Thursday, August 23, 2012

Destination D - 75 years of Animation - Animating the Disney Parks

Destination D continued with Animating the Disney Parks hosted by Becky Cline (director of the Walt Disney Archives) and Tim O'Day (Disney historian).  The panel discussed the careers of key animators who worked on Disney theme parks.  Tony Baxter (Walt Disney Imagineering senior vice president), Tom Morris (Imagineering vice president of creative development), and Eddie Sotto (former Disey Imagineer) joined the panel.
Tony Baxer mentioned that there is approval to improve the Fantasyland Alice in Wonderland attraction, which after Peter Pan, Baxer feels is the best dark ride.  Personally, I'm hopeful that Imagineering can improve the attraction after the quick safety improvements.
 

Coat's background work on Pinocchio

Big Rock Candy Mountain


 The first animator the panel discussed was Claude Coats.  They discussed his role on Haunted Mansion, Storybook land, Adventures thru inner space, primeval worlds, and rainbow caverns.  Coats was able to successfully get color water to stay separate, keeping the beautiful color.  Baxer also related that he wanted to do the color water from rainbow caverns for Big Thunder Mountain, but it wasn't approved.  The panel also discussed that Coats understood that the dark rides have to happen at night.  You can't paint the sky and see the lines of walls meeting, it won't work.  However, make the sky black, and you can't see lines and the audience believes it's night.
What Claude Coats did for the envirment on attractions, Marc Davis did for character on attractions.  The D23 audience was treated to a video of Marc Davis that had only been shown once at an event after his passing away.

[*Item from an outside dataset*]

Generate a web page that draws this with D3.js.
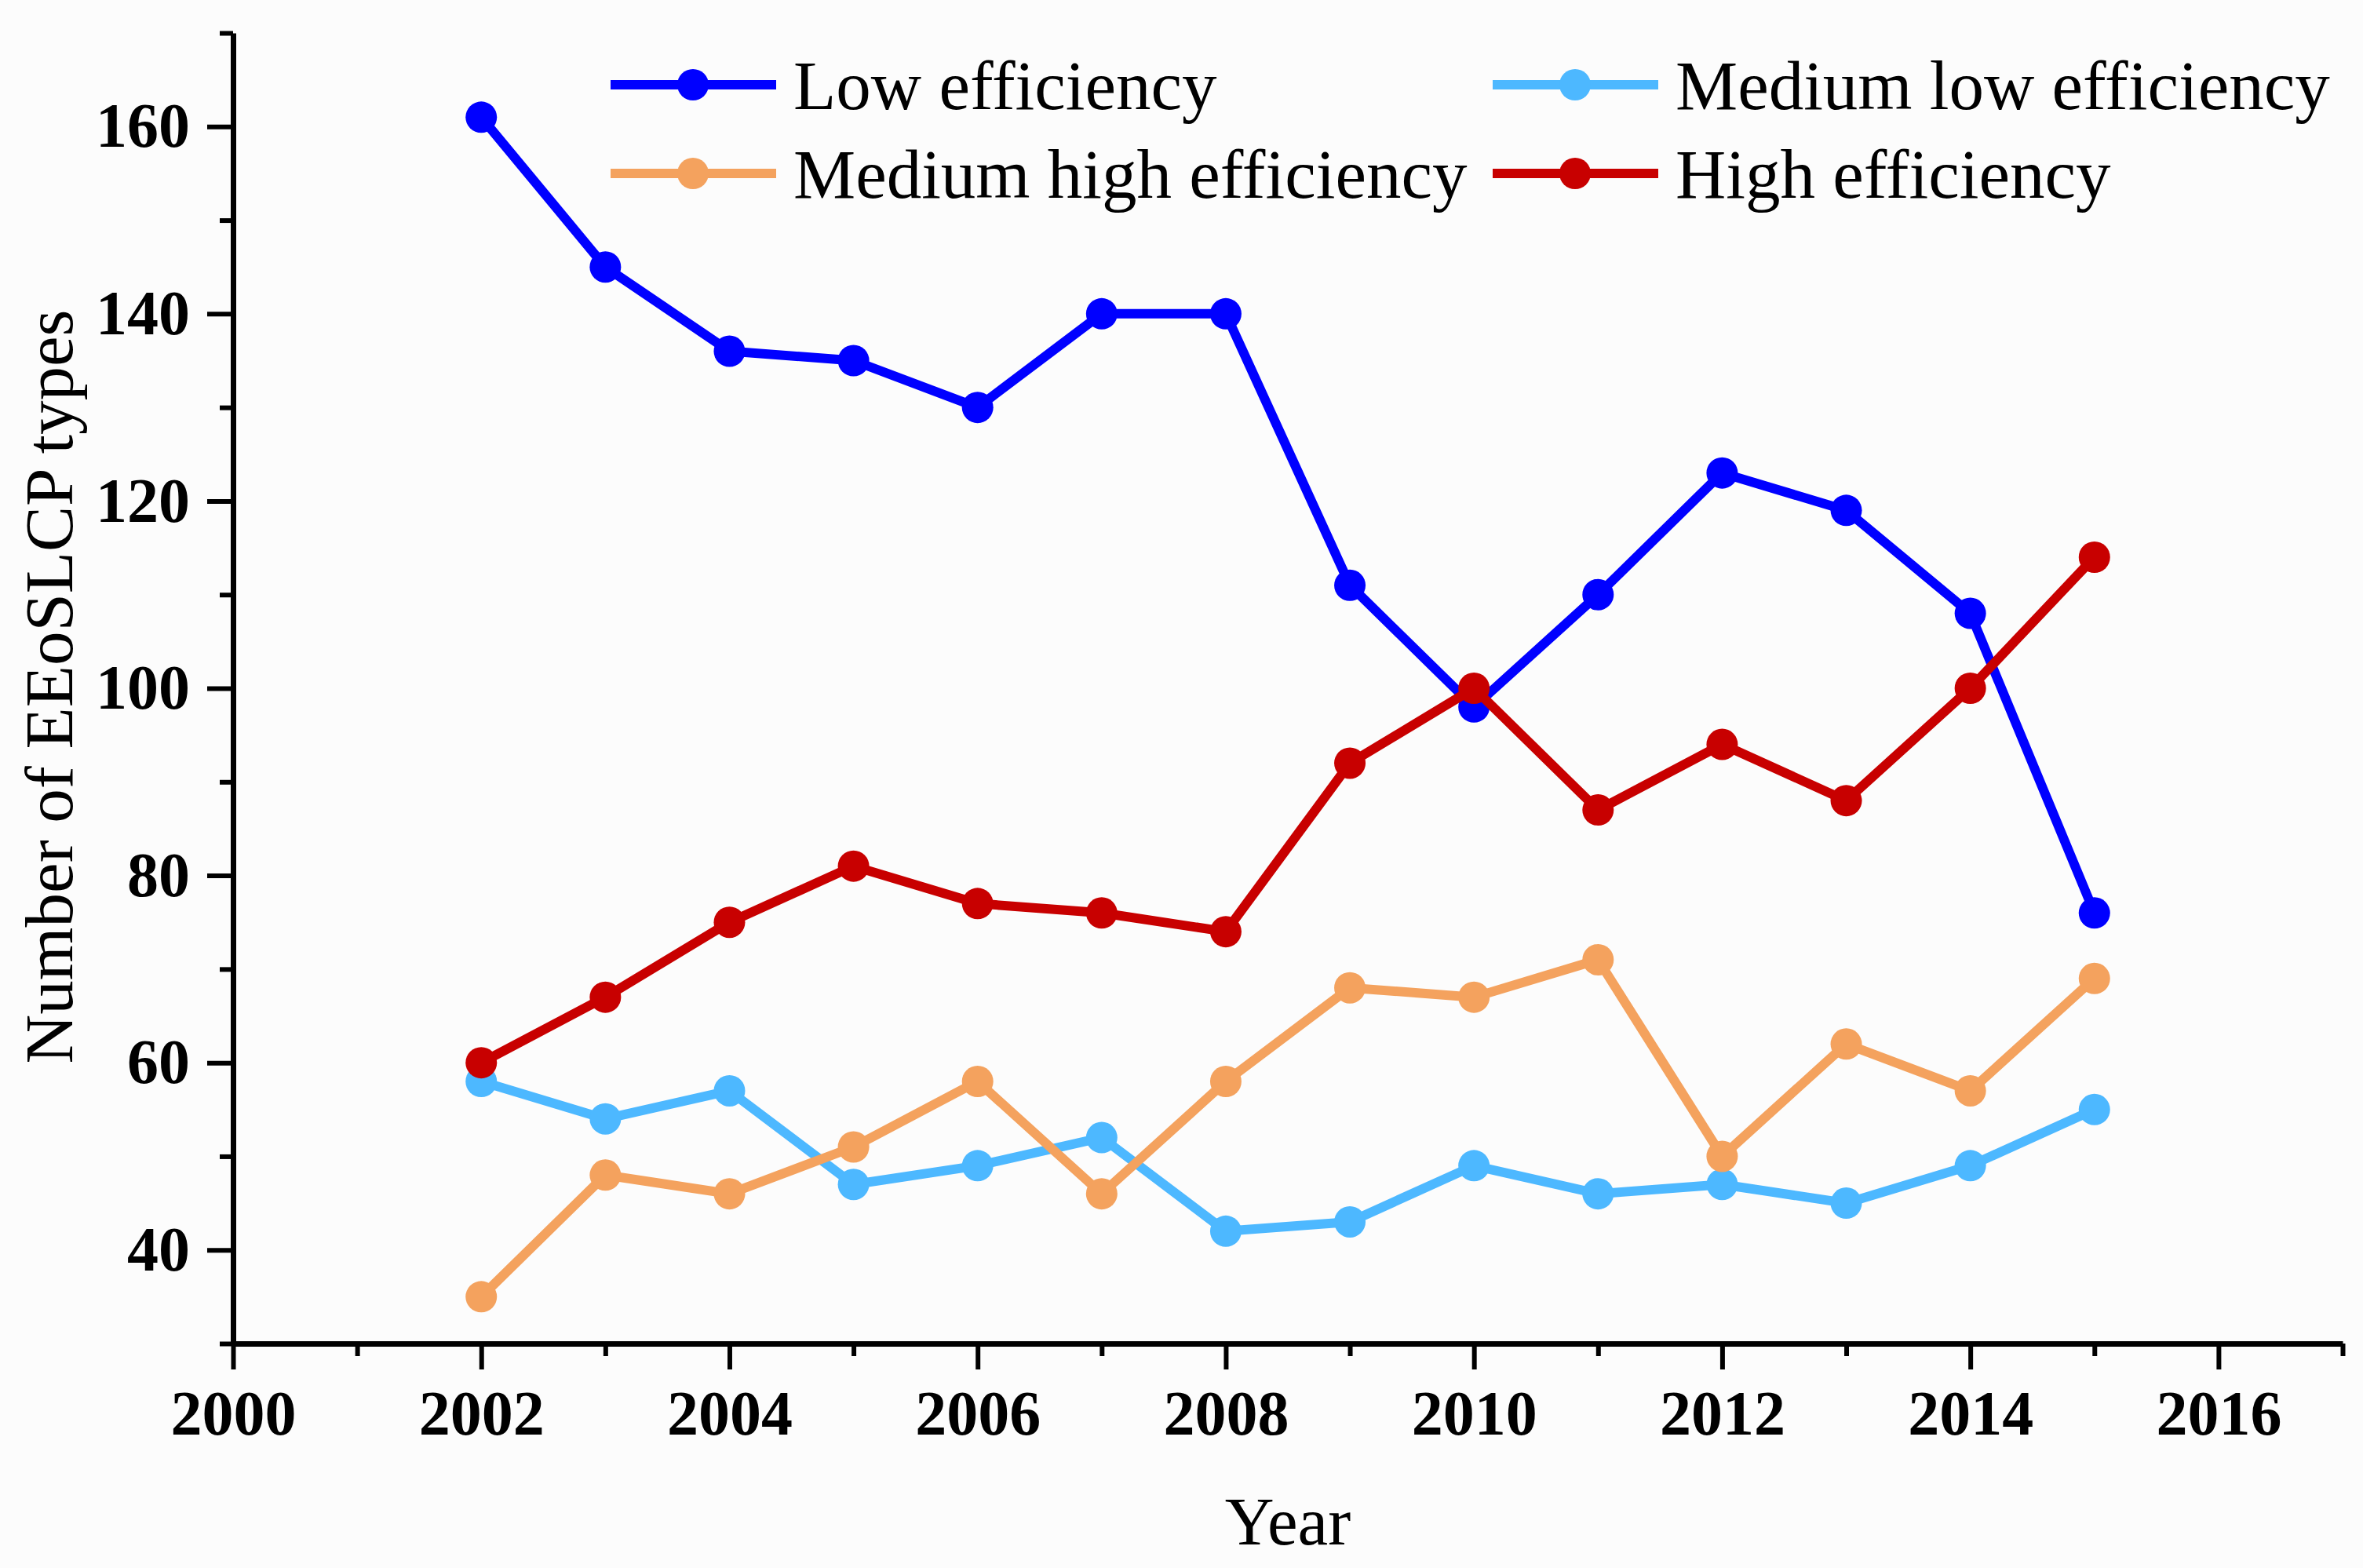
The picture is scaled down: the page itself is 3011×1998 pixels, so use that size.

Herb Ryman understood the importance of details.  When working on Disney World, a bridge was needed to connect Liberty Square to the hub.  Ryman's idea was to use the Concord bridge rather than just a bridge because the cost would come out the same, but using the Concord bridge as a model would provide a historical context.  They also discussed Ryman's role in New Orleans square.  It was designed to be specifically vague.
The panel was running long so they quickly touched on John Hench's annual Mickey Mouse portraits.